It’s National Nut Day – hurrah! – and what better way to celebrate than by eating copious amounts of Nuts? Answer: eating copious amounts of Chocolate covered Nuts.
As you regular Ogglers know, I have a soft spot for Chocolate Brazils, not only because when you buy them you’re helping preserve South American rainforests, but also because of their downright delicious credentials.
It’s not just Brazils that float my boat either: Almonds, Walnuts, Macadamias; whatever I can lay my muddy hands on.
I liked to think I’d tried them all, too, until I heard that someone was selling Chocolate Cobnuts.
Ever heard of a Cobnut?
In case the answer’s no, please allow me to explain: Cobnuts are a British Nut that were introduced – and became popular – in the Nineteenth Century, with the Kentish variety reigning above all the others.
They are a kind of Hazelnut – slightly larger than your average – but have sadly been in decline over recent years, partly because of competition from imported Nuts (Brazils, presumably, being one of them).
Thankfully, you can still buy Cobnuts in some parts of this country, and at Potash Farm near Sevenoaks, you can even get them covered in Plain Chocolate.

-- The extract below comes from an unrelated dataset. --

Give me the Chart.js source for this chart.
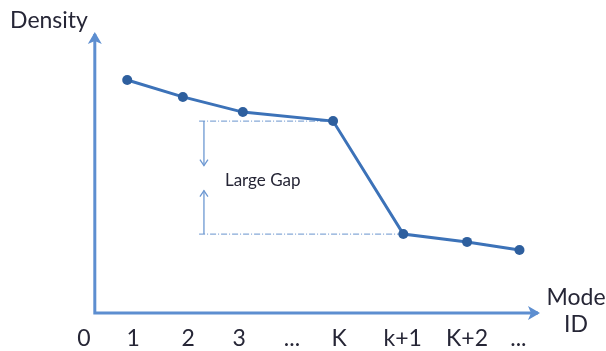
<!DOCTYPE html>
<html lang="en">
<head>
    <meta charset="UTF-8">
    <title>Density vs Mode ID</title>
    <style>
        body {
            margin: 0;
            background: #ffffff;
        }
        #wrap {
            position: relative;
            width: 606px;
            height: 351px;
        }
    </style>
    <script src="https://cdn.jsdelivr.net/npm/chart.js"></script>
</head>
<body>
    <div id="wrap">
        <canvas id="modeChart" width="606" height="351"></canvas>
    </div>

    <script>
    // tick labels along the mode axis and where they sit
    const tickLabels = ['0', '1', '2', '3', '...', 'K', 'k+1', 'K+2', '...'];
    const tickPositions = [0, 0.91, 1.93, 2.87, 3.85, 4.72, 5.9, 7.09, 8.04];

    // the plotted modes
    const modePositions = [0.80, 1.83, 2.94, 4.61, 5.91, 7.09, 8.06];
    const densities = [8.29, 7.69, 7.15, 6.83, 2.81, 2.53, 2.24];

    // where the axes cross and end
    const axisOrigin = { x: 0.2, y: 0 };
    const axisEnd = { x: 8.44, y: 10 };

    // the "large gap" bracket between mode K and k+1
    const gapStart = 2.13;
    const gapArrowAt = 2.22;
    const gapTop = densities[3];
    const gapBottom = densities[4];

    const fontFamily = 'Lato, "Open Sans", sans-serif';
    const textColor = '#262636';
    const axisColor = '#5d8ed0';
    const lineColor = '#3c72b8';

    function arrowHead(ctx, x, y, dir, len, half) {
        ctx.beginPath();
        if (dir === 'up') {
            ctx.moveTo(x - half, y + len);
            ctx.lineTo(x, y);
            ctx.lineTo(x + half, y + len);
        } else {
            ctx.moveTo(x - half, y - len);
            ctx.lineTo(x, y);
            ctx.lineTo(x + half, y - len);
        }
        ctx.stroke();
    }

    // axes with arrows, drawn behind the line
    const axesPlugin = {
        id: 'arrowAxes',
        beforeDatasetsDraw(chart) {
            const ctx = chart.ctx;
            const xs = chart.scales.x, ys = chart.scales.y;
            const ox = xs.getPixelForValue(axisOrigin.x);
            const oy = ys.getPixelForValue(axisOrigin.y);
            const ex = xs.getPixelForValue(axisEnd.x);
            const ey = ys.getPixelForValue(axisEnd.y);

            ctx.save();
            ctx.strokeStyle = axisColor;
            ctx.lineWidth = 3;
            ctx.beginPath();
            ctx.moveTo(ox, ey + 2);
            ctx.lineTo(ox, oy);
            ctx.lineTo(ex - 2, oy);
            ctx.stroke();
            ctx.fillStyle = axisColor;
            ctx.beginPath();
            ctx.moveTo(ox, ey);
            ctx.lineTo(ox - 7, ey + 12);
            ctx.lineTo(ox, ey + 9);
            ctx.lineTo(ox + 7, ey + 12);
            ctx.closePath();
            ctx.fill();
            ctx.beginPath();
            ctx.moveTo(ex, oy);
            ctx.lineTo(ex - 12, oy - 7);
            ctx.lineTo(ex - 9, oy);
            ctx.lineTo(ex - 12, oy + 7);
            ctx.closePath();
            ctx.fill();

            // gap guide lines
            const gx = xs.getPixelForValue(gapStart);
            const ax = xs.getPixelForValue(gapArrowAt);
            const ty = ys.getPixelForValue(gapTop);
            const by = ys.getPixelForValue(gapBottom);
            ctx.strokeStyle = '#86a9d8';
            ctx.lineWidth = 1.2;
            ctx.setLineDash([6, 2, 1, 2]);
            ctx.beginPath();
            ctx.moveTo(gx, ty);
            ctx.lineTo(xs.getPixelForValue(modePositions[3]), ty);
            ctx.moveTo(gx, by);
            ctx.lineTo(xs.getPixelForValue(modePositions[4]), by);
            ctx.stroke();
            ctx.setLineDash([]);

            // gap arrows
            ctx.strokeStyle = '#6d98d2';
            ctx.lineWidth = 1.3;
            const mid = (ty + by) / 2;
            ctx.beginPath();
            ctx.moveTo(ax, ty);
            ctx.lineTo(ax, mid - 12);
            ctx.moveTo(ax, by);
            ctx.lineTo(ax, mid + 13);
            ctx.stroke();
            arrowHead(ctx, ax, mid - 12, 'down', 6, 4);
            arrowHead(ctx, ax, mid + 13, 'up', 6, 4);

            ctx.fillStyle = textColor;
            ctx.font = '17px ' + fontFamily;
            ctx.textAlign = 'left';
            ctx.textBaseline = 'middle';
            ctx.fillText('Large Gap', ax + 21, mid + 3);

            // axis titles
            ctx.font = '23px ' + fontFamily;
            ctx.textAlign = 'center';
            ctx.fillText('Density', 49, 21);
            ctx.fillText('Mode', 576, 298);
            ctx.fillText('ID', 576, 325);
            ctx.restore();
        }
    };

    const points = modePositions.map((x, i) => ({ x: x, y: densities[i] }));

    new Chart(document.getElementById('modeChart'), {
        type: 'line',
        data: {
            datasets: [{
                data: points,
                borderColor: lineColor,
                borderWidth: 3,
                pointRadius: 5,
                pointBackgroundColor: '#2e5f9e',
                pointBorderColor: '#2e5f9e',
                pointBorderWidth: 0,
                tension: 0,
                clip: false
            }]
        },
        options: {
            responsive: false,
            animation: false,
            layout: {
                padding: { left: 84, right: 66, top: 32, bottom: 0 }
            },
            plugins: {
                legend: { display: false },
                tooltip: { enabled: false }
            },
            scales: {
                x: {
                    type: 'linear',
                    min: 0,
                    max: axisEnd.x,
                    grid: { display: false, drawTicks: false },
                    border: { display: false },
                    afterBuildTicks(axis) {
                        axis.ticks = tickPositions.map(v => ({ value: v }));
                    },
                    afterFit(axis) {
                        axis.height = 38;
                    },
                    ticks: {
                        autoSkip: false,
                        maxRotation: 0,
                        padding: 12,
                        color: textColor,
                        font: { family: fontFamily, size: 23 },
                        callback(value) {
                            const i = tickPositions.indexOf(value);
                            return i >= 0 ? tickLabels[i] : '';
                        }
                    }
                },
                y: {
                    display: false,
                    min: 0,
                    max: axisEnd.y
                }
            }
        },
        plugins: [axesPlugin]
    });
    </script>
</body>
</html>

Naturally, in the spirit of National Nut Day, I considered it my duty to gobble some with my lunch. The Chocolate wasn’t the best in the world (a single origin 71% that had rather too bitter an aftertaste), but the sensation of crunching them up was as blissful as ever.

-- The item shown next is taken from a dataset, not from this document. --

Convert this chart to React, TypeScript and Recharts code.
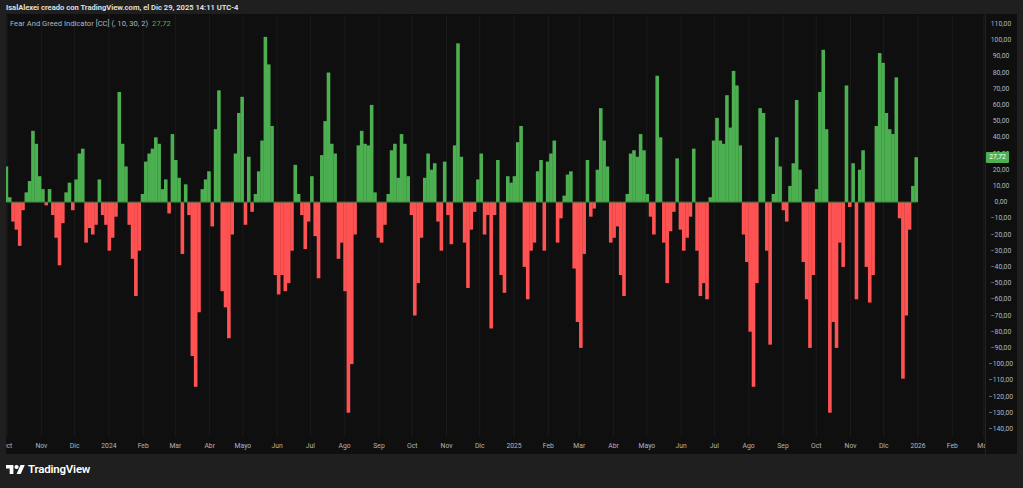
import React from 'react';
import { ComposedChart, Bar, XAxis, YAxis, CartesianGrid, ReferenceLine } from 'recharts';

// One bar every 3 days, starting 2023-10-01 (day 0)
const SAMPLE_STEP_DAYS = 3;

const fearGreed: number[] = [
  22, 3, -12, -17, -27, -5, 6, 13, 44, 36, 16, 8, -2, 8, -8, -22, -39, -13, 6, 12, -5, 14, 30, 33, -25, -16, -20, -14, 14, -8, -14, -30, -22, -9,
  68, 36, 22, -14, -35, -58, -30, 5, 25, 30, 33, 40, 36, 8, 14, -7, 42, 26, 15, -32, 11, -8, -95, -114, -68, 8, 14, 19, -15, 45, 69, -55, -65, -84, -20,
  30, 55, 65, -14, 28, -6, 5, 19, 38, 102, 85, 47, -45, -57, -45, -55, -50, -30, 23, 5, -8, -29, -12, 16, -21, -47, 29, 50, 80, 36, 30, -35, -25, -55,
  -130, -100, -20, 35, 44, 36, 35, 60, 6, -22, -25, -14, 5, 32, 36, 15, 42, 36, 16, -8, -70, -50, -22, 15, 30, 20, 24, -12, -30, 25, -8, -26, 35, 98, 28,
  -25, -53, -17, -6, 14, 30, -20, -8, -78, -8, 26, -45, -56, 16, 12, 16, 37, 47, -40, -60, -30, -25, 19, 26, -30, 25, 30, 38, -25, -10, 4, 17, 19, -41, -74,
  -90, -32, 26, -9, -4, 20, 58, 38, 22, -25, -22, -15, -45, -58, 5, 30, 32, 28, 42, 32, 5, -9, -20, 78, 40, -25, -50, -18, -6, 27, -17, -30, -22, -9,
  33, -30, -58, -50, -60, 3, 38, 52, 38, 36, 66, 46, 81, 72, 35, -20, -37, -80, -114, -50, 58, 55, -30, -88, 5, 40, 22, -5, -12, 10, 24, 63, 20, -37, -60,
  -90, -45, 8, 68, 94, 45, -130, -74, -90, -25, -40, 72, -3, 24, -60, 20, 32, -40, -62, -45, 47, 92, 86, 55, 45, 42, 77, -10, -109, -70, -17, 10, 27.72,
];

const monthTickDays = [0, 31, 61, 92, 123, 152, 183, 213, 244, 274, 305, 336, 366, 397, 427, 458, 489, 517, 548, 578, 609, 639, 670, 701, 731, 762, 792, 823, 854, 882];
const monthTickLabels = ['Oct', 'Nov', 'Dic', '2024', 'Feb', 'Mar', 'Abr', 'Mayo', 'Jun', 'Jul', 'Ago', 'Sep', 'Oct', 'Nov', 'Dic', '2025', 'Feb', 'Mar', 'Abr', 'Mayo', 'Jun', 'Jul', 'Ago', 'Sep', 'Oct', 'Nov', 'Dic', '2026', 'Feb', 'Mar'];
const priceTicks = [110, 100, 90, 80, 70, 60, 50, 40, 30, 20, 10, 0, -10, -20, -30, -40, -50, -60, -70, -80, -90, -100, -110, -120, -130, -140];

const lastValue = 27.72;
const headerText = 'IsalAlexei creado con TradingView.com, el Dic 29, 2025 14:11 UTC-4';
const indicatorName = 'Fear And Greed Indicator [CC] (, 10, 30, 2)';

const GREEN = '#4caf50';
const RED = '#ff5252';
const AXIS_TEXT = '#b2b5be';
const FONT = 'Roboto, "Open Sans", sans-serif';

const data = fearGreed.map((v, i) => ({ day: i * SAMPLE_STEP_DAYS - 0.5, value: v }));
const firstDay = data[0].day;
const lastDay = data[data.length - 1].day;

const fmt = (v: number) => v.toFixed(2).replace('.', ',').replace('-', '\u2212');

const labelByDay: Record<number, string> = {};
monthTickDays.forEach((d, i) => { labelByDay[d] = monthTickLabels[i]; });

const XTick = (props: any) => {
  const { x, y, payload } = props;
  return (
    <text x={x} y={y + 9} textAnchor="middle" dominantBaseline="central" fontSize={6.8} fill={AXIS_TEXT} fontFamily={FONT}>
      {labelByDay[payload.value]}
    </text>
  );
};

const YTick = (props: any) => {
  const { x, y, payload } = props;
  return (
    <text x={x + 16} y={y} textAnchor="middle" dominantBaseline="central" fontSize={6.8} fill={AXIS_TEXT} fontFamily={FONT}>
      {fmt(payload.value)}
    </text>
  );
};

const HistBar = (props: any) => {
  const { x, y, width, height, payload } = props;
  if (x == null || y == null) return null;
  const top = Math.min(y, y + height);
  const h = Math.abs(height);
  const fill = payload && payload.value >= 0 ? GREEN : RED;
  return <rect x={x - 0.3} y={top} width={width + 0.6} height={h} fill={fill} />;
};

export default function App() {
  return (
    <div style={{ position: 'fixed', left: 0, top: 0, width: 1023, height: 488, background: '#1f1f1f', overflow: 'hidden', fontFamily: FONT }}>
      <div style={{ position: 'absolute', left: 6, top: 2, fontSize: 7.6, fontWeight: 600, color: '#e6e6e6', lineHeight: '12px', whiteSpace: 'nowrap' }}>
        {headerText}
      </div>
      <div style={{ position: 'absolute', left: 6, top: 14, width: 1011, height: 440, background: '#0f0f0f' }}>
        <ComposedChart width={1011} height={440} data={data} margin={{ top: 1, right: 0, bottom: 0, left: 0 }} barGap={0} barCategoryGap={0}>
          <CartesianGrid vertical={true} horizontal={false} stroke="#1b1b1b" />
          <XAxis
            dataKey="day"
            type="number"
            domain={[-1, 883.5]}
            allowDataOverflow
            ticks={monthTickDays}
            interval={0}
            height={17}
            axisLine={false}
            tickLine={false}
            tickSize={0}
            tickMargin={0}
            tick={<XTick />}
          />
          <YAxis
            orientation="right"
            type="number"
            domain={[-145, 115.5]}
            allowDataOverflow
            ticks={priceTicks}
            interval={0}
            width={32}
            axisLine={false}
            tickLine={false}
            tickSize={0}
            tickMargin={0}
            tick={<YTick />}
          />
          <Bar dataKey="value" isAnimationActive={false} shape={<HistBar />} />
          <ReferenceLine
            segment={[{ x: firstDay, y: 0 }, { x: lastDay, y: 0 }]}
            stroke="#3d7440"
            strokeWidth={1}
            ifOverflow="hidden"
          />
        </ComposedChart>
        <div style={{ position: 'absolute', left: 4, top: 5, fontSize: 7.6, color: AXIS_TEXT, lineHeight: '10px', whiteSpace: 'nowrap' }}>
          <span>{indicatorName}</span>
          <span style={{ color: GREEN, marginLeft: 4 }}>{fmt(lastValue)}</span>
        </div>
        <div style={{ position: 'absolute', left: 979, top: 0, width: 1, height: 440, background: '#232323' }} />
        <div style={{ position: 'absolute', left: 980, top: 423, width: 31, height: 17, background: '#0f0f0f' }} />
        <div style={{ position: 'absolute', left: 980, top: 138, width: 23, height: 11, background: GREEN, borderRadius: 1, color: '#ffffff', fontSize: 6.8, lineHeight: '11px', textAlign: 'center' }}>
          {fmt(lastValue)}
        </div>
      </div>
      <div style={{ position: 'absolute', left: 6, top: 462, display: 'flex', alignItems: 'center' }}>
        <svg width={19} height={9} viewBox="0 4 36 18" preserveAspectRatio="none">
          <path d="M14 22H7V11H0V4h14v18z" fill="#ffffff" />
          <circle cx="20" cy="8" r="4" fill="#ffffff" />
          <path d="M28 22h-8l7.5-18h8L28 22z" fill="#ffffff" />
        </svg>
        <span style={{ marginLeft: 3, fontSize: 11.5, fontWeight: 600, color: '#ffffff', letterSpacing: '-0.2px' }}>TradingView</span>
      </div>
    </div>
  );
}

More moreish than Pringles – and so much healthier – before I knew it half the bag had gone.
At least I can say I got my dose of vitamins – as sweet treats go, they could be so much naughtier. Yes, they contain fat and sugar (thanks, partly, to a layer of hard, thin caramel), but there’s Vitamin E and Calcium in there too, not to mention B Vitamins 1 and 6.

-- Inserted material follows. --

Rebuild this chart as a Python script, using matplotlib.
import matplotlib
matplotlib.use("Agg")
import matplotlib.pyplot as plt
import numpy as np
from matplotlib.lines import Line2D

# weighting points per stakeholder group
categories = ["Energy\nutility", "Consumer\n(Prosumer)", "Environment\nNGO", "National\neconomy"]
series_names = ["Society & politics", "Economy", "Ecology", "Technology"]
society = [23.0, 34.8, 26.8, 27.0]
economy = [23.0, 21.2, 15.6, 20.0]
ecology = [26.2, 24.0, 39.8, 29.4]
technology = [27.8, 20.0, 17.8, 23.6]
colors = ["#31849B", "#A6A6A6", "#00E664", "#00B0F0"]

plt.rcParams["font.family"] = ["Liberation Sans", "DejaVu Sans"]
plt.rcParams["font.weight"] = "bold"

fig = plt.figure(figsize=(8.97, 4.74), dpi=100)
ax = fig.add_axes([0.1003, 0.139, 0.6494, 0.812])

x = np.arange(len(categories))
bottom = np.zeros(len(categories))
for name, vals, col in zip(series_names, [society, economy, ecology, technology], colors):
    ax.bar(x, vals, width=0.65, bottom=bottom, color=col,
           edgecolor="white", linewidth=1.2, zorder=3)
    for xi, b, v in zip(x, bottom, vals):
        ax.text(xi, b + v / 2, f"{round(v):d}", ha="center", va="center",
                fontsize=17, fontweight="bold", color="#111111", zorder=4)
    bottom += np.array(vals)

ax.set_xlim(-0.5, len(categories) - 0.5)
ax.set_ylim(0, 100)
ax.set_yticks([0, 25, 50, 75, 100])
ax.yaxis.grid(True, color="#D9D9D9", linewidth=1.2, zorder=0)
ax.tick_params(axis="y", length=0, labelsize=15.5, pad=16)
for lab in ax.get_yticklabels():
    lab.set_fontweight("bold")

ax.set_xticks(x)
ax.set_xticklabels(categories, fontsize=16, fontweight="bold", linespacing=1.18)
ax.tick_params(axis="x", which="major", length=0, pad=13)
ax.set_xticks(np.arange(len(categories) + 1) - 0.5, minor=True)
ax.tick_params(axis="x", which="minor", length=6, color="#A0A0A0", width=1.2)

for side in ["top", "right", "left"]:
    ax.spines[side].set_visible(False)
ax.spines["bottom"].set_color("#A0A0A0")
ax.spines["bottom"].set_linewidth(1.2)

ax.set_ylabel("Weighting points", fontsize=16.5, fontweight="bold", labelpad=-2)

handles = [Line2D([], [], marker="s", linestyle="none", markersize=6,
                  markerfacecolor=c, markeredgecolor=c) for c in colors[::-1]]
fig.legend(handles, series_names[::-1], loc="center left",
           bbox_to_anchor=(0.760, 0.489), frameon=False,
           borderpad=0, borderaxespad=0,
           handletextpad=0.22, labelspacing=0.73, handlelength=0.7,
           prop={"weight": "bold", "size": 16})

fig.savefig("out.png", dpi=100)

Better still, as my molars ground through the next one, I realised I was helping the Kentish countryside.
More munching, you see, means more need to plant Nut trees. More Nut trees means more sustainable crops. More sustainable crops means less rigorous cultivation, and less Carbon Dioxide in the atmosphere.
It’s not greediness then: it’s conservation. And whether my gobbling helps the rainforests, or the fields much closer to home, it’s the kind of conservation I can always get behind.